AIM OF THE EXERCISE: From the very first line of the data to the line containing "const noteLineWidths = [1200, 1224, 1222, 1080];", retype everything exactly, leaving the pictures behind.

DATASET SECTION:
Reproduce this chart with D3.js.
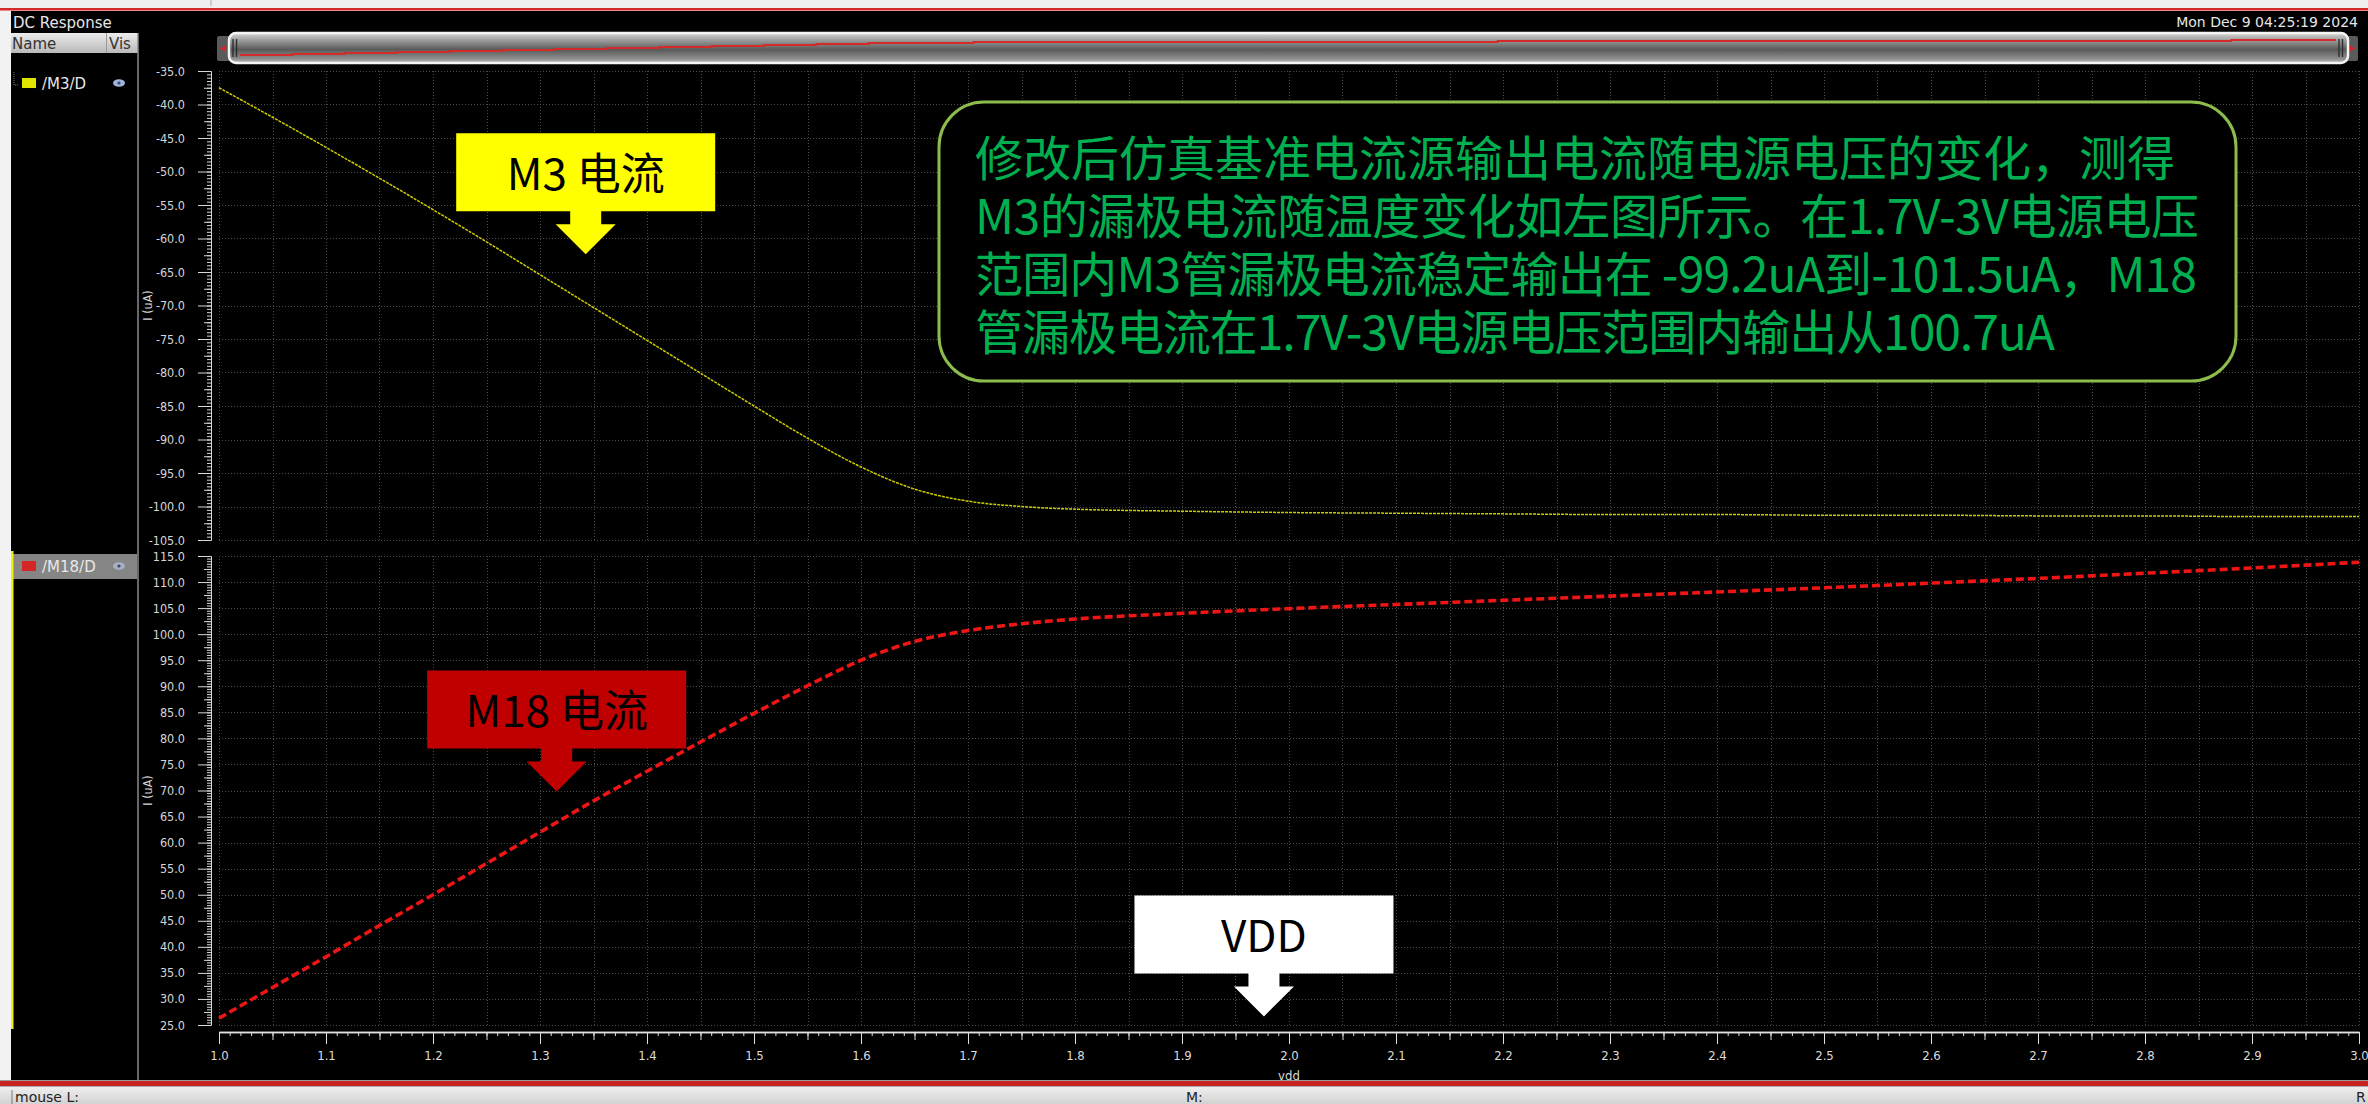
<!DOCTYPE html>
<html>
<head>
<meta charset="utf-8">
<script src="https://cdn.jsdelivr.net/npm/d3@7"></script>
<style>
  html, body { margin: 0; padding: 0; background: #000; overflow: hidden; }
  svg { display: block; }
  .tick text { font-family: "DejaVu Sans Condensed", "DejaVu Sans", sans-serif; }
</style>
</head>
<body>
<svg id="chart" width="2368" height="1104"></svg>
<script>
// ---- DC sweep data: drain currents versus supply voltage ----
const vdd = [1.00, 1.05, 1.10, 1.15, 1.20, 1.25, 1.30, 1.35, 1.40, 1.45, 1.50, 1.55, 1.60, 1.65,
             1.70, 1.75, 1.80, 1.90, 2.00, 2.10, 2.20, 2.30, 2.40, 2.50, 2.60, 2.70, 2.80, 2.90, 3.00];
const m3Current = [-37.5, -41.9, -46.4, -51.0, -55.7, -60.5, -65.4, -70.3, -75.2, -80.1, -85.0, -89.8,
                   -94.1, -97.4, -99.2, -100.0, -100.4, -100.7, -100.9, -101.0, -101.1, -101.2, -101.2,
                   -101.3, -101.3, -101.4, -101.4, -101.5, -101.5];
const m18Current = [26.3, 32.2, 38.1, 44.1, 50.0, 56.0, 62.0, 68.0, 73.7, 79.3, 84.8, 90.1, 95.0, 98.6,
                    100.7, 102.0, 102.9, 104.0, 104.9, 105.7, 106.5, 107.3, 108.1, 108.9, 109.8, 110.7,
                    111.7, 112.7, 113.8];

// ---- axis tick values ----
const xTickValues = d3.range(10, 31).map(d => d / 10);          // 1.0 … 3.0
const topTickValues = d3.range(-35, -106, -5);                   // -35.0 … -105.0
const bottomTickValues = d3.range(115, 24, -5);                  // 115.0 … 25.0

// ---- series / legend names and annotation texts ----
const seriesNames = ["/M3/D", "/M18/D"];
const noteLines = [
  "修改后仿真基准电流源输出电流随电源电压的变化，测得",
  "M3的漏极电流随温度变化如左图所示。在1.7V-3V电源电压",
  "范围内M3管漏极电流稳定输出在 -99.2uA到-101.5uA，M18",
  "管漏极电流在1.7V-3V电源电压范围内输出从100.7uA"
];
const noteLineWidths = [1200, 1224, 1222, 1080];

const W = 2368, H = 1104;
const svg = d3.select("#chart");
const defs = svg.append("defs");

// scales for the two stacked strips sharing one vdd axis
const x = d3.scaleLinear().domain([1, 3]).range([219, 2359]);
const yTop = d3.scaleLinear().domain([-105, -35]).range([540, 71]);
const yBot = d3.scaleLinear().domain([25, 115]).range([1025, 556]);

const uiFont = "'DejaVu Sans', sans-serif";
const cjkFont = "'Noto Sans CJK SC', 'Noto Sans', sans-serif";

// ---------- window chrome ----------
svg.append("rect").attr("width", W).attr("height", H).attr("fill", "#000");
svg.append("rect").attr("x", 0).attr("y", 0).attr("width", W).attr("height", 8).attr("fill", "#efefef");
svg.append("line").attr("x1", 211).attr("x2", 211).attr("y1", 0).attr("y2", 6).attr("stroke", "#aaa");
svg.append("rect").attr("x", 0).attr("y", 8).attr("width", W).attr("height", 2).attr("fill", "#d42a2a");
svg.append("rect").attr("x", 0).attr("y", 10).attr("width", W).attr("height", 1).attr("fill", "#e88");
svg.append("rect").attr("x", 0).attr("y", 11).attr("width", 11).attr("height", 1070).attr("fill", "#f2f2f2");

svg.append("text").attr("x", 13).attr("y", 28).text("DC Response")
  .attr("font-family", uiFont).attr("font-size", 15).attr("fill", "#e6e6e6");
svg.append("text").attr("x", 2358).attr("y", 27).attr("text-anchor", "end")
  .text("Mon Dec 9 04:25:19 2024")
  .attr("font-family", uiFont).attr("font-size", 14).attr("fill", "#e6e6e6");

// ---------- signal list panel ----------
const hdrGrad = defs.append("linearGradient").attr("id", "hdrGrad").attr("x1", 0).attr("x2", 0).attr("y1", 0).attr("y2", 1);
hdrGrad.append("stop").attr("offset", 0).attr("stop-color", "#ececec");
hdrGrad.append("stop").attr("offset", 1).attr("stop-color", "#b9b9b9");
svg.append("rect").attr("x", 11).attr("y", 33).attr("width", 127).attr("height", 20).attr("fill", "url(#hdrGrad)");
svg.append("line").attr("x1", 106.5).attr("x2", 106.5).attr("y1", 33).attr("y2", 53).attr("stroke", "#999");
svg.append("text").attr("x", 12).attr("y", 49).text("Name")
  .attr("font-family", uiFont).attr("font-size", 15).attr("fill", "#333");
svg.append("text").attr("x", 109).attr("y", 49).text("Vis")
  .attr("font-family", uiFont).attr("font-size", 15).attr("fill", "#333");
svg.append("line").attr("x1", 138).attr("x2", 138).attr("y1", 33).attr("y2", 1080).attr("stroke", "#8a8a8a").attr("stroke-width", 1.5);

// tree connector of the first entry
svg.append("path").attr("d", "M14,72V85H19").attr("fill", "none")
  .attr("stroke", "#777").attr("stroke-dasharray", "1,1");

// highlighted second entry and its selection bar
svg.append("rect").attr("x", 12).attr("y", 554).attr("width", 125).attr("height", 25).attr("fill", "#858585");
svg.append("rect").attr("x", 11).attr("y", 551).attr("width", 2.5).attr("height", 478).attr("fill", "#f2f200");

const legendRows = [
  { name: seriesNames[0], y: 83, color: "#e3e300", eye: "#9fb4dc" },
  { name: seriesNames[1], y: 566, color: "#d42424", eye: "#a5b0c4" }
];
legendRows.forEach(r => {
  svg.append("rect").attr("x", 22).attr("y", r.y - 5).attr("width", 14).attr("height", 10).attr("fill", r.color);
  svg.append("text").attr("x", 42).attr("y", r.y + 6).text(r.name)
    .attr("font-family", uiFont).attr("font-size", 15).attr("fill", "#e8e8e8");
  svg.append("ellipse").attr("cx", 119).attr("cy", r.y).attr("rx", 6).attr("ry", 3.8).attr("fill", r.eye);
  svg.append("circle").attr("cx", 119).attr("cy", r.y).attr("r", 1.6).attr("fill", "#3a4866");
});

// ---------- overview scroll bar ----------
const barGrad = defs.append("linearGradient").attr("id", "barGrad").attr("x1", 0).attr("x2", 0).attr("y1", 0).attr("y2", 1);
[["0", "#d8d8d8"], ["0.25", "#9a9a9a"], ["0.55", "#5a5a5a"], ["0.85", "#8c8c8c"], ["1", "#bdbdbd"]]
  .forEach(([o, c]) => barGrad.append("stop").attr("offset", o).attr("stop-color", c));
svg.append("rect").attr("x", 217).attr("y", 36).attr("width", 14).attr("height", 25).attr("rx", 2).attr("fill", "#5a5a5a");
svg.append("rect").attr("x", 2344).attr("y", 36).attr("width", 14).attr("height", 25).attr("rx", 2).attr("fill", "#5a5a5a");
svg.append("path").attr("d", "M220,48.5l5,-3v6z").attr("fill", "#e02020");
svg.append("path").attr("d", "M2355,48.5l-5,-3v6z").attr("fill", "#e02020");
svg.append("rect").attr("x", 229).attr("y", 33).attr("width", 2119).attr("height", 30).attr("rx", 7)
  .attr("fill", "url(#barGrad)").attr("stroke", "#f4f4f4").attr("stroke-width", 2.5);
[233, 236.5, 2339, 2342.5].forEach(hx => {
  svg.append("line").attr("x1", hx).attr("x2", hx).attr("y1", 39).attr("y2", 57).attr("stroke", "#2a2a2a").attr("stroke-width", 1.3);
});
const sx = d3.scaleLinear().domain([1, 3]).range([240, 2336]);
const sy = d3.scaleLinear().domain([25, 115]).range([55, 40]);
svg.append("path").datum(vdd.map((v, i) => [v, m18Current[i]]))
  .attr("d", d3.line().x(d => sx(d[0])).y(d => Math.round(sy(d[1]))).curve(d3.curveStepAfter))
  .attr("fill", "none").attr("stroke", "#d42a2a").attr("stroke-width", 1.8);

// ---------- grids ----------
const gridX = d3.range(20, 61).map(d => d / 20);   // every 0.05 V
function drawGrid(yScale, ticks) {
  const g = svg.append("g").attr("stroke", "#4a4a4a").attr("stroke-width", 1).attr("stroke-dasharray", "1,2");
  const [y0, y1] = yScale.range();
  g.selectAll(".gv").data(gridX).join("line")
    .attr("x1", d => Math.round(x(d)) + 0.5).attr("x2", d => Math.round(x(d)) + 0.5)
    .attr("y1", y1).attr("y2", y0);
  g.selectAll(".gh").data(ticks).join("line")
    .attr("x1", x.range()[0]).attr("x2", x.range()[1])
    .attr("y1", d => Math.round(yScale(d)) + 0.5).attr("y2", d => Math.round(yScale(d)) + 0.5);
}
drawGrid(yTop, topTickValues);
drawGrid(yBot, bottomTickValues);

// ---------- vertical rulers ----------
function drawRuler(yScale, majors, title) {
  const [lo, hi] = yScale.domain();
  const minor = d3.range(lo, hi + 0.001, 0.5);
  const mid = d3.range(lo + 2.5, hi, 5);
  const mk = (vals, size) => svg.append("g").attr("transform", "translate(211,0)")
    .call(d3.axisLeft(yScale).tickValues(vals).tickSize(size).tickSizeOuter(0).tickFormat(""))
    .call(g => g.selectAll("line").attr("stroke", "#d8d8d8"))
    .call(g => g.select(".domain").attr("stroke", "#d8d8d8"));
  mk(minor, 4);
  mk(mid, 7);
  svg.append("g").attr("transform", "translate(211,0)")
    .call(d3.axisLeft(yScale).tickValues(majors).tickSize(13).tickSizeOuter(0).tickPadding(13)
      .tickFormat(d => d.toFixed(1)))
    .call(g => g.select(".domain").remove())
    .call(g => g.selectAll("line").attr("stroke", "#d8d8d8"))
    .call(g => g.selectAll("text").attr("fill", "#d6d6d6").attr("font-size", 12.5));
  const [r0, r1] = yScale.range();
  svg.append("text").attr("transform", `translate(152,${(r0 + r1) / 2}) rotate(-90)`)
    .attr("text-anchor", "middle").text(title)
    .attr("font-family", "'DejaVu Sans Condensed', 'DejaVu Sans', sans-serif")
    .attr("font-size", 12.5).attr("fill", "#d6d6d6");
}
drawRuler(yTop, topTickValues, "I (uA)");
drawRuler(yBot, bottomTickValues, "I (uA)");

// ---------- horizontal vdd ruler ----------
const xMinor = d3.range(100, 301).map(d => d / 100);
const xMid = d3.range(21, 61, 2).map(d => d / 20);
[[xMinor, 4], [xMid, 8]].forEach(([vals, size]) => {
  svg.append("g").attr("transform", "translate(0,1032)")
    .call(d3.axisBottom(x).tickValues(vals).tickSize(size).tickSizeOuter(0).tickFormat(""))
    .call(g => g.selectAll("line").attr("stroke", "#e0e0e0"))
    .call(g => g.select(".domain").attr("stroke", "#e0e0e0").attr("stroke-width", 1.5));
});
svg.append("g").attr("transform", "translate(0,1032)")
  .call(d3.axisBottom(x).tickValues(xTickValues).tickSize(12).tickPadding(7).tickFormat(d => d.toFixed(1)))
  .call(g => g.select(".domain").remove())
  .call(g => g.selectAll("line").attr("stroke", "#e0e0e0"))
  .call(g => g.selectAll("text").attr("fill", "#dcdcdc").attr("font-size", 13));
svg.append("text").attr("x", x(2)).attr("y", 1080).attr("text-anchor", "middle").text("vdd")
  .attr("font-family", "'DejaVu Sans Condensed', 'DejaVu Sans', sans-serif")
  .attr("font-size", 13).attr("fill", "#dcdcdc");

// ---------- traces ----------
const m3Line = d3.line().x((d, i) => x(vdd[i])).y(d => yTop(d)).curve(d3.curveMonotoneX);
const m18Line = d3.line().x((d, i) => x(vdd[i])).y(d => yBot(d)).curve(d3.curveMonotoneX);
svg.append("path").datum(m3Current).attr("d", m3Line)
  .attr("fill", "none").attr("stroke", "#cccc00").attr("stroke-width", 1.5).attr("stroke-dasharray", "3,1");
svg.append("path").datum(m18Current).attr("d", m18Line)
  .attr("fill", "none").attr("stroke", "#ee1515").attr("stroke-width", 3.6).attr("stroke-dasharray", "8,4");

// ---------- callouts ----------
function callout(cx, tipY, fill, label) {
  const g = svg.append("g");
  const top = tipY - 121;
  const p = d3.path();
  p.moveTo(cx - 129.5, top); p.lineTo(cx + 129.5, top); p.lineTo(cx + 129.5, top + 78);
  p.lineTo(cx + 15.5, top + 78); p.lineTo(cx + 15.5, top + 91); p.lineTo(cx + 30, top + 91);
  p.lineTo(cx, tipY); p.lineTo(cx - 30, top + 91); p.lineTo(cx - 15.5, top + 91);
  p.lineTo(cx - 15.5, top + 78); p.lineTo(cx - 129.5, top + 78); p.closePath();
  g.append("path").attr("d", p.toString()).attr("fill", fill);
  g.append("text").attr("x", cx).attr("y", top + 56.5).attr("text-anchor", "middle").text(label)
    .attr("font-family", cjkFont).attr("font-size", 44).attr("fill", "#000");
}
callout(x(1.3427), yTop(-62.35), "#ffff00", "M3 电流");
callout(x(1.3156), yBot(69.8), "#c00000", "M18 电流");
callout(x(1.9766), yBot(26.65), "#ffffff", "VDD");

// ---------- note box ----------
svg.append("rect").attr("x", 939).attr("y", 102).attr("width", 1297).attr("height", 279).attr("rx", 45)
  .attr("fill", "#000").attr("stroke", "#8cbc4c").attr("stroke-width", 3);
svg.append("g").selectAll("text").data(noteLines).join("text")
  .attr("x", 975).attr("y", (d, i) => 176 + 58 * i).text(d => d)
  .attr("textLength", (d, i) => noteLineWidths[i]).attr("lengthAdjust", "spacing")
  .attr("font-family", cjkFont).attr("font-size", 48).attr("fill", "#00b050");

// ---------- status bar ----------
svg.append("rect").attr("x", 0).attr("y", 1080).attr("width", W).attr("height", 1).attr("fill", "#999");
svg.append("rect").attr("x", 0).attr("y", 1081).attr("width", W).attr("height", 5).attr("fill", "#c82222");
svg.append("rect").attr("x", 0).attr("y", 1086).attr("width", W).attr("height", 1).attr("fill", "#aaa");
const stGrad = defs.append("linearGradient").attr("id", "stGrad").attr("x1", 0).attr("x2", 0).attr("y1", 0).attr("y2", 1);
stGrad.append("stop").attr("offset", 0).attr("stop-color", "#efefef");
stGrad.append("stop").attr("offset", 1).attr("stop-color", "#d2d2d2");
svg.append("rect").attr("x", 0).attr("y", 1087).attr("width", W).attr("height", 17).attr("fill", "url(#stGrad)");
svg.append("line").attr("x1", 12).attr("x2", 12).attr("y1", 1090).attr("y2", 1104).attr("stroke", "#777");
svg.append("text").attr("x", 15).attr("y", 1102).text("mouse L:")
  .attr("font-family", uiFont).attr("font-size", 14).attr("fill", "#222");
svg.append("text").attr("x", 1186).attr("y", 1102).text("M:")
  .attr("font-family", uiFont).attr("font-size", 14).attr("fill", "#222");
svg.append("text").attr("x", 2356).attr("y", 1102).text("R")
  .attr("font-family", uiFont).attr("font-size", 14).attr("fill", "#222");
</script>
</body>
</html>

FULL SOLUTION:
Reproduce this chart with D3.js.
<!DOCTYPE html>
<html>
<head>
<meta charset="utf-8">
<script src="https://cdn.jsdelivr.net/npm/d3@7"></script>
<style>
  html, body { margin: 0; padding: 0; background: #000; overflow: hidden; }
  svg { display: block; }
  .tick text { font-family: "DejaVu Sans Condensed", "DejaVu Sans", sans-serif; }
</style>
</head>
<body>
<svg id="chart" width="2368" height="1104"></svg>
<script>
// ---- DC sweep data: drain currents versus supply voltage ----
const vdd = [1.00, 1.05, 1.10, 1.15, 1.20, 1.25, 1.30, 1.35, 1.40, 1.45, 1.50, 1.55, 1.60, 1.65,
             1.70, 1.75, 1.80, 1.90, 2.00, 2.10, 2.20, 2.30, 2.40, 2.50, 2.60, 2.70, 2.80, 2.90, 3.00];
const m3Current = [-37.5, -41.9, -46.4, -51.0, -55.7, -60.5, -65.4, -70.3, -75.2, -80.1, -85.0, -89.8,
                   -94.1, -97.4, -99.2, -100.0, -100.4, -100.7, -100.9, -101.0, -101.1, -101.2, -101.2,
                   -101.3, -101.3, -101.4, -101.4, -101.5, -101.5];
const m18Current = [26.3, 32.2, 38.1, 44.1, 50.0, 56.0, 62.0, 68.0, 73.7, 79.3, 84.8, 90.1, 95.0, 98.6,
                    100.7, 102.0, 102.9, 104.0, 104.9, 105.7, 106.5, 107.3, 108.1, 108.9, 109.8, 110.7,
                    111.7, 112.7, 113.8];

// ---- axis tick values ----
const xTickValues = d3.range(10, 31).map(d => d / 10);          // 1.0 … 3.0
const topTickValues = d3.range(-35, -106, -5);                   // -35.0 … -105.0
const bottomTickValues = d3.range(115, 24, -5);                  // 115.0 … 25.0

// ---- series / legend names and annotation texts ----
const seriesNames = ["/M3/D", "/M18/D"];
const noteLines = [
  "修改后仿真基准电流源输出电流随电源电压的变化，测得",
  "M3的漏极电流随温度变化如左图所示。在1.7V-3V电源电压",
  "范围内M3管漏极电流稳定输出在 -99.2uA到-101.5uA，M18",
  "管漏极电流在1.7V-3V电源电压范围内输出从100.7uA"
];
const noteLineWidths = [1200, 1224, 1222, 1080];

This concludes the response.